Visuellement, le tenant semble plus sécurisé.
Techniquement, il peut l’être moins qu’avant.

Cas concrets observés sur le terrain

Quelques exemples récurrents :

  • MFA absent pour certains utilisateurs car non inclus dans les groupes ciblés
  • Protocoles non-sécurisés encore autorisés car aucune règle explicite ne les bloque
  • Comptes administrateurs non soumis au MFA « pour éviter les blocages »
  • Comptes invités totalement hors périmètre
  • Politiques CA empilées sans logique globale

Dans ces cas, le tenant aurait été plus sécurisé avec les Security Defaults activés.

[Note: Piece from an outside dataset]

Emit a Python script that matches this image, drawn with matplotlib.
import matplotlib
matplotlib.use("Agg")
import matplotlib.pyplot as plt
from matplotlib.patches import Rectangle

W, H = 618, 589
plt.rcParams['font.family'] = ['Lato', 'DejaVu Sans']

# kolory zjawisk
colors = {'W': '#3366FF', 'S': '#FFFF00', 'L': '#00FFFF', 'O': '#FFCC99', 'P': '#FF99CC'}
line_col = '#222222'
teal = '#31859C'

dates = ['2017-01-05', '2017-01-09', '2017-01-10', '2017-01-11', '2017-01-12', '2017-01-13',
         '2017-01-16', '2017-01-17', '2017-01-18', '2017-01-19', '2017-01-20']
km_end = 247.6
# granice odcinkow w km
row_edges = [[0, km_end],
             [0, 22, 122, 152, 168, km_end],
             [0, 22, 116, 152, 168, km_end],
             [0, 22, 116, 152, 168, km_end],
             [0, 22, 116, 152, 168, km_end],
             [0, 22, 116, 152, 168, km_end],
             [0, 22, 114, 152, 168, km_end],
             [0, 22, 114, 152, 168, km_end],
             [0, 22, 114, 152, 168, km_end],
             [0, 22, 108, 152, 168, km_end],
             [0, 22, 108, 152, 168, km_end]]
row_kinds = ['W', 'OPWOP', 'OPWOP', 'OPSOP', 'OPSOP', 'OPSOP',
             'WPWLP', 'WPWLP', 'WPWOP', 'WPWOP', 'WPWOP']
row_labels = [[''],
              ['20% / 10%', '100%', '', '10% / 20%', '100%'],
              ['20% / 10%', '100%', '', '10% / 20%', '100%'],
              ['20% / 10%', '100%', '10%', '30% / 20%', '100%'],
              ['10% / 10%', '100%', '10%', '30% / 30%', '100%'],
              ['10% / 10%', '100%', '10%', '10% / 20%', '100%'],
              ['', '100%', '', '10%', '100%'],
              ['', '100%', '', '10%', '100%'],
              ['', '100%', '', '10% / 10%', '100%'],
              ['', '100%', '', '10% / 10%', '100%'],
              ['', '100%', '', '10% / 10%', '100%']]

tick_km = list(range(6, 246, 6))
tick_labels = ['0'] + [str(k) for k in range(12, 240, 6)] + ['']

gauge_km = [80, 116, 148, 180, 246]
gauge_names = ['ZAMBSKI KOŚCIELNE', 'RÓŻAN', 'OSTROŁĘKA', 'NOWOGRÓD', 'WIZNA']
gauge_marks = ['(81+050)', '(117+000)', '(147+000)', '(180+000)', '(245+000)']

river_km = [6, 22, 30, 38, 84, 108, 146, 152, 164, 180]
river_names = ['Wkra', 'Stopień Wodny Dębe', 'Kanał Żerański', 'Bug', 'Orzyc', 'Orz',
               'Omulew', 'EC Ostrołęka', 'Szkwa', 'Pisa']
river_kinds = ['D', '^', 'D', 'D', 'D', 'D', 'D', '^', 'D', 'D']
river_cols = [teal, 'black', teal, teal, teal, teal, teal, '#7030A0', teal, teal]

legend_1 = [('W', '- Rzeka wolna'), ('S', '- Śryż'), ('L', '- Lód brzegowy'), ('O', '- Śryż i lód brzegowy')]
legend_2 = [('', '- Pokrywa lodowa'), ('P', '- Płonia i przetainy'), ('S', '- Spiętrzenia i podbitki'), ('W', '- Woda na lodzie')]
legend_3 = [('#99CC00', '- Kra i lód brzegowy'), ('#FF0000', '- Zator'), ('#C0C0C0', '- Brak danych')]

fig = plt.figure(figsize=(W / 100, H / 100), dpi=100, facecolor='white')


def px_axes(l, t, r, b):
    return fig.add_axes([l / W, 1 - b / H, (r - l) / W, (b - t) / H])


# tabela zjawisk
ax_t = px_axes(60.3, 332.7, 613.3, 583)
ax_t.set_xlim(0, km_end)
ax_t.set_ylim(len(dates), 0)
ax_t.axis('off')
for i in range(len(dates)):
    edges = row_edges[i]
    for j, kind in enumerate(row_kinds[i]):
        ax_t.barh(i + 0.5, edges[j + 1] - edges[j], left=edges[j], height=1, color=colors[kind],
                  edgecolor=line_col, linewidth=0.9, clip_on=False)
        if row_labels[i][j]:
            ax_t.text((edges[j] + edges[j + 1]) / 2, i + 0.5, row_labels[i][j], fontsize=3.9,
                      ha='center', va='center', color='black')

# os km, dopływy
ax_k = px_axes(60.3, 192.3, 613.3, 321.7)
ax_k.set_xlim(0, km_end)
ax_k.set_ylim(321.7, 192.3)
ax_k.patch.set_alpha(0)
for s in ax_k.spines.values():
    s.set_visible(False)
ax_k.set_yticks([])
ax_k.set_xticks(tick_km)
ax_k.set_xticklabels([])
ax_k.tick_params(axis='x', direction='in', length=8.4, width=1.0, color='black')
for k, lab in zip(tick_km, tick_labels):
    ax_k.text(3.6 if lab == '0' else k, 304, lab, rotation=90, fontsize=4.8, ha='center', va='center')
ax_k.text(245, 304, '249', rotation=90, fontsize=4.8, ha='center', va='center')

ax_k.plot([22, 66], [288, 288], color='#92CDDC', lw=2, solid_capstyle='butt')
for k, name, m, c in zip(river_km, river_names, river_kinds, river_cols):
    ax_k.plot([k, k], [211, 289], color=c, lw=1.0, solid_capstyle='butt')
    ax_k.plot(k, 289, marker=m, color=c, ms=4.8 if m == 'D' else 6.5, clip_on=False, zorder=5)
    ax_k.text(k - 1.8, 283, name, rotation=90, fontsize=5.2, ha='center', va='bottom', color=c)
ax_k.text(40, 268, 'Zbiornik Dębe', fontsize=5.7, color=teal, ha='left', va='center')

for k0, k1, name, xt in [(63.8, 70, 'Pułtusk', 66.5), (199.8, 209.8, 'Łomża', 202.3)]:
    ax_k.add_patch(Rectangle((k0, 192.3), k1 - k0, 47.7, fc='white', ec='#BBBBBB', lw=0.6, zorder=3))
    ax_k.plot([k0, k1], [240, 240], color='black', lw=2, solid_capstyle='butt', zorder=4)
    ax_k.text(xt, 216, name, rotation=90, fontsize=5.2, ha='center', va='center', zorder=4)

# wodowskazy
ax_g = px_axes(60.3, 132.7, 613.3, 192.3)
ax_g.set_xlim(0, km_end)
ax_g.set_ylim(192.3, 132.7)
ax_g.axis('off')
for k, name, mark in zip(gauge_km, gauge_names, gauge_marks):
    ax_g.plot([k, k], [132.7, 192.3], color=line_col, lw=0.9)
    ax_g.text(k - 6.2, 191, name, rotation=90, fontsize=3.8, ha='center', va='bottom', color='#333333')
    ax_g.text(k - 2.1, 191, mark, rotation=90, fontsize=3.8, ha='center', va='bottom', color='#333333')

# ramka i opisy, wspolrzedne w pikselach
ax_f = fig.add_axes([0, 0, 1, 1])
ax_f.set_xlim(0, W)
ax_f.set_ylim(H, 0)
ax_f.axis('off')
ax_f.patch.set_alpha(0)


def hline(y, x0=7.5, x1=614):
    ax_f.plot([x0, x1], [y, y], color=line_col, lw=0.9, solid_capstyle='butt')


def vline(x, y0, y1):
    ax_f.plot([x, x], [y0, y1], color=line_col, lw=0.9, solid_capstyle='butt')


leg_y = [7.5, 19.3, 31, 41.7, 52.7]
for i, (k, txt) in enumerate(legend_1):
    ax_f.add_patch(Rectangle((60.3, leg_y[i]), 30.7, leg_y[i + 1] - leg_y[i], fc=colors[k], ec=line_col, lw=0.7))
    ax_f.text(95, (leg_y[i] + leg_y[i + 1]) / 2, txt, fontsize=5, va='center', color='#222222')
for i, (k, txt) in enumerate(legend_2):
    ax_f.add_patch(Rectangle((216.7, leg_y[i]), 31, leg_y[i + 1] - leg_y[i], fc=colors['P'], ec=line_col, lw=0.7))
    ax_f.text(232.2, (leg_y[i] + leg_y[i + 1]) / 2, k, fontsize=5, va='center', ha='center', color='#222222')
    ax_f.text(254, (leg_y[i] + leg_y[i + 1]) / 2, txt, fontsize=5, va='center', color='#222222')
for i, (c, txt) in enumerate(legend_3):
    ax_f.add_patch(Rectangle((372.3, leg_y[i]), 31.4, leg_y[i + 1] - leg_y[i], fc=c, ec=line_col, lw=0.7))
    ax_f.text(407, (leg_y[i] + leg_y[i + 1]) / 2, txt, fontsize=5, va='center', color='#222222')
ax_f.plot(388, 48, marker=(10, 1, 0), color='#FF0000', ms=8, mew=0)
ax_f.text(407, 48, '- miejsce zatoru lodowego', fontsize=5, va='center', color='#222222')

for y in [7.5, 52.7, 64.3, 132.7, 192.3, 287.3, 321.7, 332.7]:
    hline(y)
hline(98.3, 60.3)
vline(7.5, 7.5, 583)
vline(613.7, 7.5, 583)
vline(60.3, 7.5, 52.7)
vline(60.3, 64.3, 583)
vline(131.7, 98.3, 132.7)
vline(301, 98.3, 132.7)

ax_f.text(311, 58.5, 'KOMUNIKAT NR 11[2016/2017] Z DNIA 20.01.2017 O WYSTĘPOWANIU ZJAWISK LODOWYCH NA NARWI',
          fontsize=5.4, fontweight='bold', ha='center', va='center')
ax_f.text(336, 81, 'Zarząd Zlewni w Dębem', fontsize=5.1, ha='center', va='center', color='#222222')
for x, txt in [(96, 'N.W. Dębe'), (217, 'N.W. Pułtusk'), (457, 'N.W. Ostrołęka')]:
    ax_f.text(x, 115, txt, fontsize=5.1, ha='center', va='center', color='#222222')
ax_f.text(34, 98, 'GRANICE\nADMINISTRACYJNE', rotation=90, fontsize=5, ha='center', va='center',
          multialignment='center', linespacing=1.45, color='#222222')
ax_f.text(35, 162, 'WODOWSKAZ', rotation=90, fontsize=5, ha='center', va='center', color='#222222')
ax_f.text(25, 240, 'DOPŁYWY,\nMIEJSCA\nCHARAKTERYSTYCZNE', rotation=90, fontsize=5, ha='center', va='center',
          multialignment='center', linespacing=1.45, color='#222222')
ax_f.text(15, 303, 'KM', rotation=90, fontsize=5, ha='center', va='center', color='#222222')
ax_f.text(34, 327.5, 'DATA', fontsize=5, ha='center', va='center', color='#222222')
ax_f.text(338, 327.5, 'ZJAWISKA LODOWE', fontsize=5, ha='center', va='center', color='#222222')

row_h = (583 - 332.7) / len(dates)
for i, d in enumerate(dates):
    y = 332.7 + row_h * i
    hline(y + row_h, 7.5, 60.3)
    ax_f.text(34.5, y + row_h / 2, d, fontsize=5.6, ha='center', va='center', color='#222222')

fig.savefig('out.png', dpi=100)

L’accès conditionnel n’est pas une protection, c’est un framework

C’est un point souvent mal compris.

L’accès conditionnel :

  • ne protège rien par défaut,
  • n’impose aucune règle minimale,
  • ne garantit aucune cohérence globale.

Il fournit :

  • des conditions,
  • des contrôles,
  • et une liberté totale.

Cette liberté implique une responsabilité :
concevoir un modèle de sécurité avant d’écrire des règles.

La mesure : reconstruire le socle avant d’optimiser

Avant toute politique avancée, l’objectif doit être simple :

Recréer au minimum le niveau de protection offert par les Security Defaults.

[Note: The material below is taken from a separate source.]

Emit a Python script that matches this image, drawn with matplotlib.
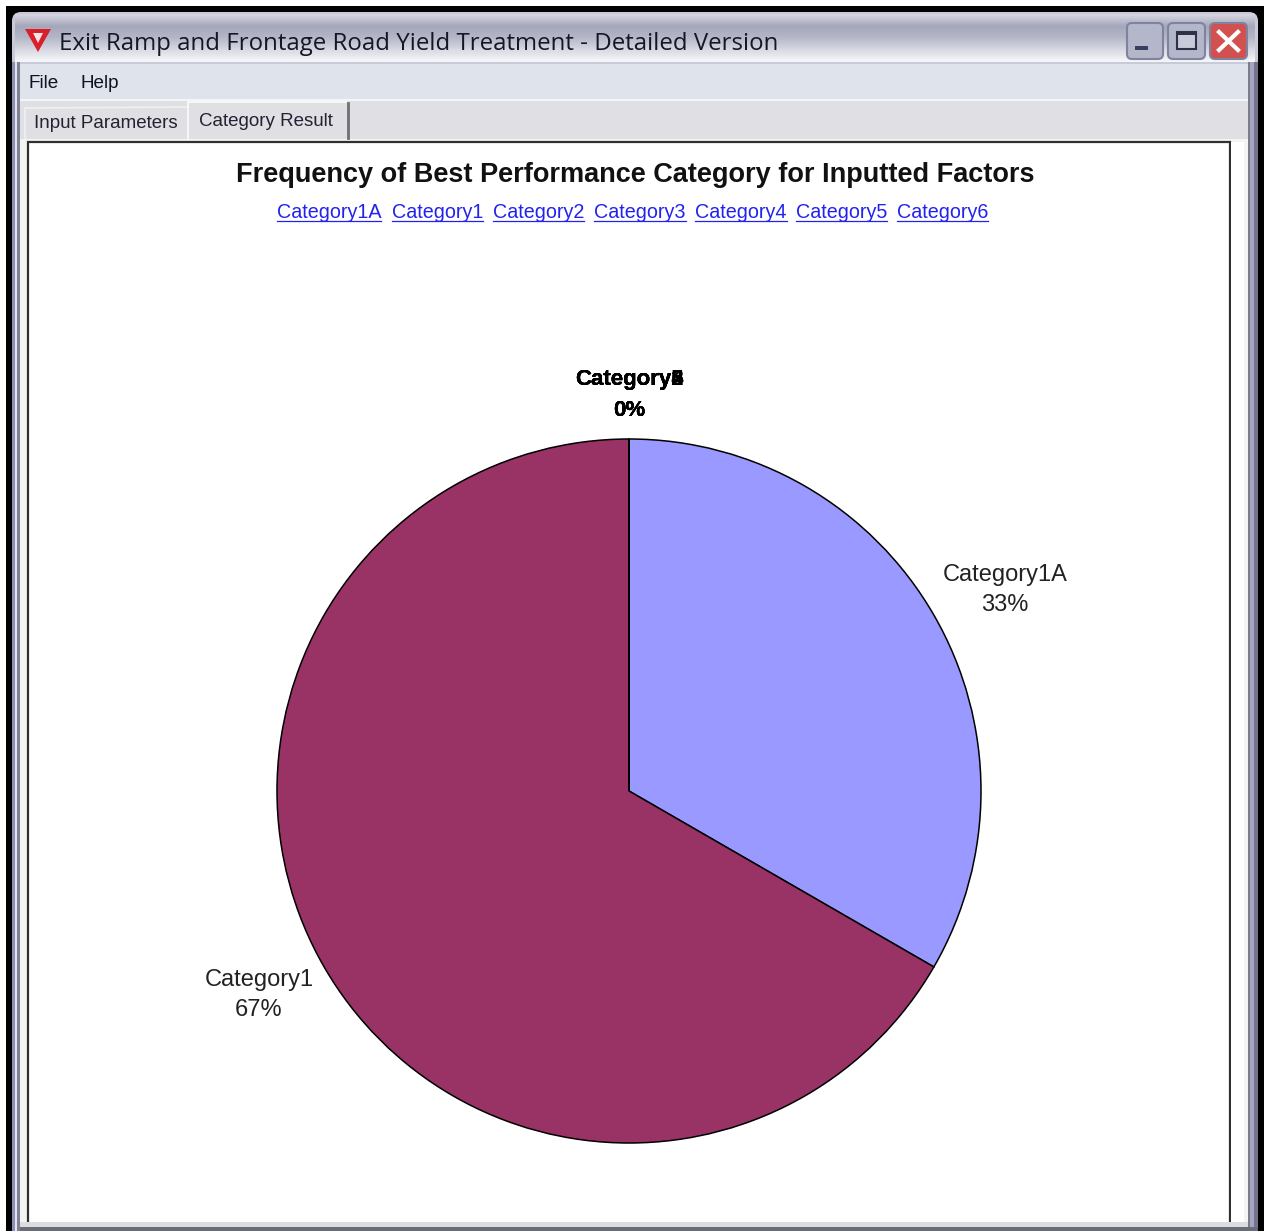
import numpy as np
import matplotlib
matplotlib.use("Agg")
import matplotlib.pyplot as plt
from matplotlib.colors import LinearSegmentedColormap
from matplotlib.patches import Rectangle, FancyBboxPatch, Polygon

window_title = "Exit Ramp and Frontage Road Yield Treatment - Detailed Version"
menu_items = ["File", "Help"]
tab_names = ["Input Parameters", "Category Result"]
chart_title = "Frequency of Best Performance Category for Inputted Factors"

categories = ["Category1A", "Category1", "Category2", "Category3", "Category4", "Category5", "Category6"]
shares = [33.33, 66.67, 0, 0, 0, 0, 0]
share_labels = ["33%", "67%", "0%", "0%", "0%", "0%", "0%"]
colors = ["#9999FF", "#993366", "#FFFFCC", "#CCFFFF", "#660066", "#FF8080", "#0066CC"]

W, H = 1264, 1231
fig = plt.figure(figsize=(W / 100, H / 100), dpi=100, facecolor="white")
bg = fig.add_axes([0, 0, 1, 1])
bg.axis("off")


def box(x0, y0, x1, y1, color, z=1):
    bg.add_patch(Rectangle((x0, y0), x1 - x0, y1 - y0, facecolor=color, edgecolor="none", zorder=z))


# black frame around the screenshot
box(6, 6, W, H, "black")

# window body with its side borders
bg.add_patch(FancyBboxPatch((12, 12), 1246, 1300, boxstyle="round,pad=0,rounding_size=9", mutation_scale=1,
                            facecolor="#C9CAD8", edgecolor="none", zorder=2))
grad = LinearSegmentedColormap.from_list("t", ["#D5D6E0", "#A4A6BA", "#B6B8C9", "#D8D9E2", "#F6F7F9"])
bg.imshow(np.linspace(0, 1, 50).reshape(-1, 1), extent=(15, 1255, 62, 14), aspect="auto", zorder=3, cmap=grad)
bg.set_xlim(0, W)
bg.set_ylim(H, 0)
box(12, 62, 15, H, "#8D8FB5", z=3)
box(15, 62, 17, H, "#E4E5EC", z=3)
box(17, 62, 20, H, "#7F8094", z=3)
box(1254, 62, 1258, H, "#74758A", z=3)
box(1250, 62, 1254, H, "#A3A5C2", z=3)
box(1248, 62, 1250, H, "#7C7D88", z=3)
box(20, 64, 1248, 99, "#DFE3EC", z=3)
box(20, 99, 1248, 101, "#F4F5F8", z=3)
box(20, 101, 1248, 139, "#E0DFE3", z=3)
box(20, 139, 1248, 1222, "#F4F4F2", z=3)

# content panel, the bottom bar covers its lower end
bg.add_patch(Rectangle((28, 141.5), 1202, 1200, facecolor="white", edgecolor="#303030", lw=1.6, zorder=4))
box(1231, 142, 1244, 1222, "white", z=4)
box(20, 1222, 1248, 1227, "#DDDDE0", z=5)
box(20, 1227, 1258, H, "#6A6C7A", z=5)

# title bar icon and text
bg.add_patch(Polygon([[25, 29], [51, 29], [38, 52]], facecolor="#D81F2A", edgecolor="none", zorder=5))
bg.add_patch(Polygon([[33, 33], [43, 33], [38, 43]], facecolor="#FBE4E4", edgecolor="none", zorder=6))
bg.text(59, 44.5, window_title, fontsize=17.3, family="Open Sans", fontweight="medium", color="#141826", va="center",
        ha="left", zorder=6)

# window buttons
for x0, x1, c in [(1127, 1163, "#B4B6CA"), (1168, 1205, "#B4B6CA"), (1210, 1247, "#D2504F")]:
    bg.add_patch(FancyBboxPatch((x0, 23), x1 - x0, 36, boxstyle="round,pad=0,rounding_size=5",
                                mutation_scale=1, facecolor=c, edgecolor="#7F83A0", lw=1.5, zorder=5))
box(1135, 46, 1148, 50, "#3A3D60", z=6)
bg.add_patch(Rectangle((1177, 32), 19, 17, facecolor="#C8CADA", edgecolor="#2E3048", lw=1.5, zorder=6))
box(1177, 32, 1196, 35, "#2E3048", z=6)
bg.plot([1219, 1238], [32, 50], color="white", lw=3, zorder=6)
bg.plot([1238, 1219], [32, 50], color="white", lw=3, zorder=6)

# menu
for name, x in zip(menu_items, [29, 80]):
    bg.text(x, 83, name, fontsize=13.6, family="Liberation Sans", color="#111122", va="center", zorder=6)

# tabs
box(25, 107, 188, 138, "#E0DFE3", z=5)
bg.plot([25, 25, 186, 188], [138, 108, 107, 107], color="#F0F0F2", lw=1.2, zorder=5)
bg.plot([188, 188, 346], [138, 102, 102], color="#F6F6F6", lw=1.5, zorder=5)
bg.plot([347.5, 347.5], [103, 138], color="#6F6F6F", lw=2, zorder=5)
bg.text(34, 124, tab_names[0], fontsize=13.5, family="Liberation Sans", color="#222233", va="center", zorder=6)
bg.text(199, 121, tab_names[1], fontsize=13.5, family="Liberation Sans", color="#222233", va="center", zorder=6)

# chart heading and links
bg.text(635, 175, chart_title, fontsize=19.5, fontweight="bold", family="Liberation Sans", color="#111111",
        ha="center", va="center", zorder=6)
link_x = [277, 392, 493, 594, 695, 796, 897]
link_w = [104, 91, 91, 92, 92, 91, 91]
for name, x, w in zip(categories, link_x, link_w):
    bg.text(x, 213, name, fontsize=14.2, family="Liberation Sans", color="#2222EE", va="center", zorder=6)
    bg.plot([x, x + w], [221, 221], color="#2222EE", lw=0.9, zorder=6)

# pie
R = 352
cx, cy = 629, 791
ax = fig.add_axes([(cx - R) / W, 1 - (cy + R) / H, 2 * R / W, 2 * R / H], zorder=5)
ax.pie(shares, colors=colors, startangle=90, counterclock=False, radius=1,
       wedgeprops={"edgecolor": "black", "linewidth": 1.1})
ax.set_xlim(-1, 1)
ax.set_ylim(-1, 1)
ax.set_aspect("equal")

# pie labels, the zero slices all land on the same spot at the top
label_pos = [(1005, 590), (259, 995), (629, 395), (629, 395), (629, 395), (629, 395), (629, 395)]
for name, lab, (x, y) in zip(categories, share_labels, label_pos):
    zero = lab == "0%"
    col = "black" if zero else "#222222"
    wt = "bold" if zero else "normal"
    size = 16 if zero else 17
    bg.text(x, y - 15, name, fontsize=size, fontweight=wt, family="Liberation Sans", color=col, ha="center", va="center", zorder=6)
    bg.text(x, y + 15, lab, fontsize=size, fontweight=wt, family="Liberation Sans", color=col, ha="center", va="center", zorder=6)

fig.savefig("out.png", dpi=100)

1. Comptes brise-glace : non négociable

Les comptes brise-glace doivent :

  • être exclus de toutes les politiques CA,
  • être fortement sécurisés (mot de passe long, stockage hors ligne, surveillance),
  • être documentés,
  • être testés régulièrement.

Ils ne sont pas là pour le confort, mais pour la résilience opérationnelle.

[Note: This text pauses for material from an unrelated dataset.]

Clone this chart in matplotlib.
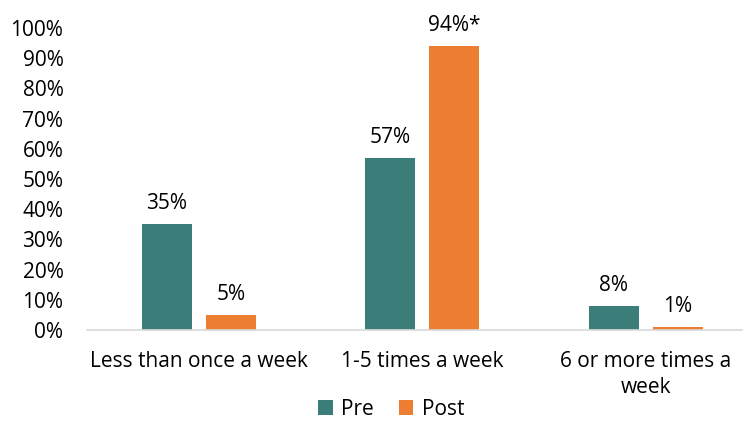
import matplotlib.pyplot as plt
import numpy as np
from matplotlib.ticker import PercentFormatter

categories = ["Less than once a week", "1-5 times a week", "6 or more times a\nweek"]
pre = [35, 57, 8]
post = [5, 94, 1]
post_labels = ["5%", "94%*", "1%"]
pre_labels = ["35%", "57%", "8%"]

TEAL = "#3B7D78"
ORANGE = "#ED7D31"
FS = 15

plt.rcParams.update({"font.family": ["Open Sans", "DejaVu Sans"], "font.size": FS, "text.color": "#000000"})

fig = plt.figure(figsize=(7.45, 4.21), dpi=100)
ax = fig.add_axes([87 / 745, 1 - 330 / 421, (742 - 87) / 745, (330 - 28) / 421])

x = np.arange(len(categories))
w = 0.223
off = 0.143
b1 = ax.bar(x - off, pre, w, color=TEAL, label="Pre")
b2 = ax.bar(x + off, post, w, color=ORANGE, label="Post")

for bars, labels in ((b1, pre_labels), (b2, post_labels)):
    for bar, lab in zip(bars, labels):
        ax.text(bar.get_x() + bar.get_width() / 2, bar.get_height() + 5, lab,
                ha="center", va="baseline", fontsize=FS)

ax.set_ylim(0, 100)
ax.set_xlim(-0.5, 2.43)
ax.set_yticks(range(0, 101, 10))
ax.yaxis.set_major_formatter(PercentFormatter(decimals=0))
ax.set_xticks(x)
ax.set_xticklabels(categories, linespacing=1.35)
ax.tick_params(axis="both", length=0, labelsize=FS)
ax.tick_params(axis="y", pad=17)
ax.tick_params(axis="x", pad=15)
for s in ("top", "right", "left"):
    ax.spines[s].set_visible(False)
ax.spines["bottom"].set_color("#D9D9D9")
ax.spines["bottom"].set_linewidth(1.2)

fig.legend(loc="lower center", bbox_to_anchor=(0.525, -0.022), ncol=2, frameon=False,
           handlelength=0.7, handleheight=0.7, handletextpad=0.4, columnspacing=1.2,
           fontsize=FS, borderpad=0.0)

fig.savefig("out.png", dpi=100)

2. Reproduire explicitement le socle Security Defaults

Cela implique au minimum :

  • MFA obligatoire pour tous les utilisateurs
  • MFA renforcé pour les rôles à privilèges
  • Blocage explicite de la legacy authentication
  • Couverture globale, sans dépendance implicite

Chaque point doit être :

  • visible dans Entra ID,
  • vérifiable,
  • explicable à un tiers.

3. S’appuyer sur une baseline structurée

Plutôt que d’inventer un modèle, il est pertinent de s’inspirer de baselines existantes, par exemple :

  • la Conditional Access Baseline de Joey Verlinden :
    • politiques atomiques,
    • séparation claire des objectifs,
    • lisibilité dans le temps,
    • approche progressive.

L’objectif n’est pas la conformité à une baseline, mais la cohérence du modèle. Joey Verlinden - Conditional Access Baseline

4. Tester, mesurer, ajuster

Toute politique CA doit :

  • être testée sur un groupe pilote,
  • être validée sur les scénarios critiques,
  • être observée via les journaux de connexion,
  • être ajustée avant déploiement global.

🧪 En accès conditionnel, le test est une mesure de sécurité à part entière.

Gouvernance : le vrai sujet derrière la technique

L’activation de l’accès conditionnel n’est pas un changement purement technique.
C’est une décision de gouvernance de l’identité.

Elle implique :

  • des règles documentées,
  • des objectifs clairs,
  • une responsabilité identifiée,
  • une revue régulière.

Sans gouvernance, CA devient :

  • une dette technique,
  • un risque latent,
  • un angle mort en cas d’incident.

À retenir

  • Les Security Defaults fournissent un socle minimal mais robuste
  • L’accès conditionnel désactive ce socle sans avertissement fonctionnel
  • Toute protection non recréée est perdue
  • CA doit être conçu avant d’être activé
  • La sécurité de l’identité est avant tout une question de gouvernance

Cet article sert de point de départ à la série 1 risque / 1 mesure.
Les épisodes suivants iront plus loin dans les scénarios d’attaque modernes, où ce socle devient indispensable.